The chances of no agreement in place by the March 29, 2019 deadline means a hard Brexit withdrawal is the most probable outcome. This is causing huge ructions in British political life, with leavers and remainers at each other’s throats, bringing the risk of a UK government collapse closer by the day. If it wasn’t already bad enough for Prime Minister Theresa May’s beleaguered minority government, two cabinet reshuffles in the last fortnight underline the growing scale of the crisis.
As confusion reigns it is hard to see anyone able to make well-informed decisions about spending or investing in the UK economy. The UK stock market stopped making sense long ago thanks to the deluge of global cheap money ram-raiding its way into financial markets. At least the wobbly UK pound is showing a bit more brutal honesty, as global money traders size up Britain’s increasingly bleak economic prospects post-Brexit.

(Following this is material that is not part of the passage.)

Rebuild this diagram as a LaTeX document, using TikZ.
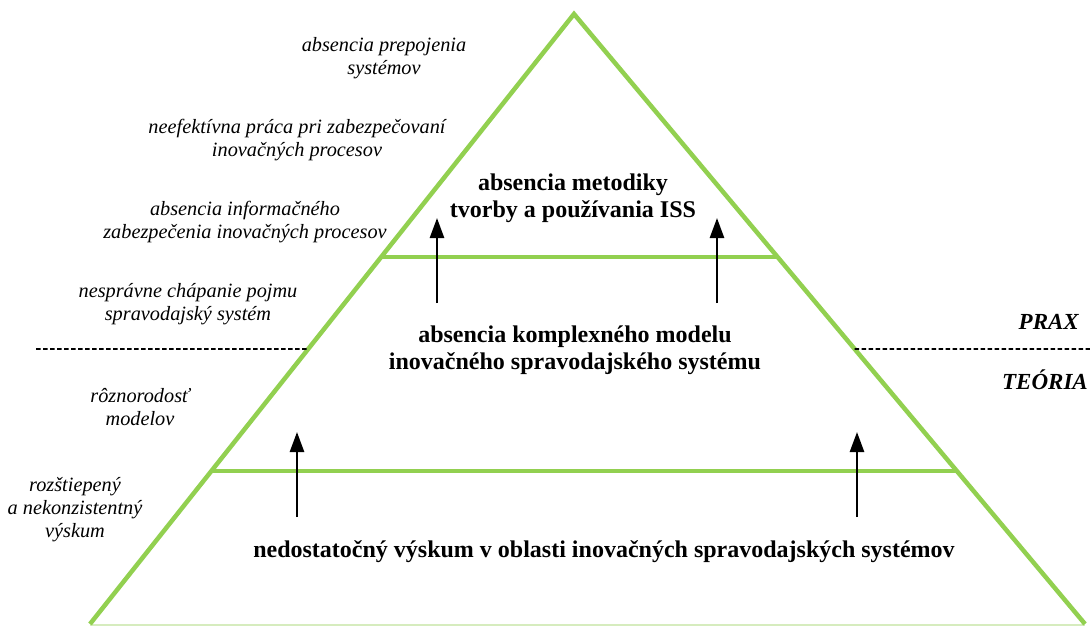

Capital flight, quickening de-industrialisation, political marginalisation and a collapse of national creditworthiness are no hallmarks of cast-iron security for any currency. In the worst-case scenario, Britain could end up barraged by a full-scale currency crisis if international confidence really starts to balk. Britain’s relegation from the first world order of major industrialised nations seems almost inevitable.
Set against this backdrop it is no surprise UK consumers, homebuyers and businesses are having problems committing to the future. Retail spending intentions are under threat, with consumers feeling the strain of record household debt exposure and growing uncertainty about what post-Brexit Britain holds. House prices, especially in the luxury end of the property market are already starting to feel the pinch. It will soon start to percolate lower down the chain.
The corporate outlook looks especially grim. Investment confidence is beginning to suffer, not least as companies feel confused about the future regulatory outlook, potential tax implications and the real risk of higher trade barriers with Europe. International banks and major financial institutions are making ready plans to jump ship and re-locate to Frankfurt, Paris, Brussels and Dublin.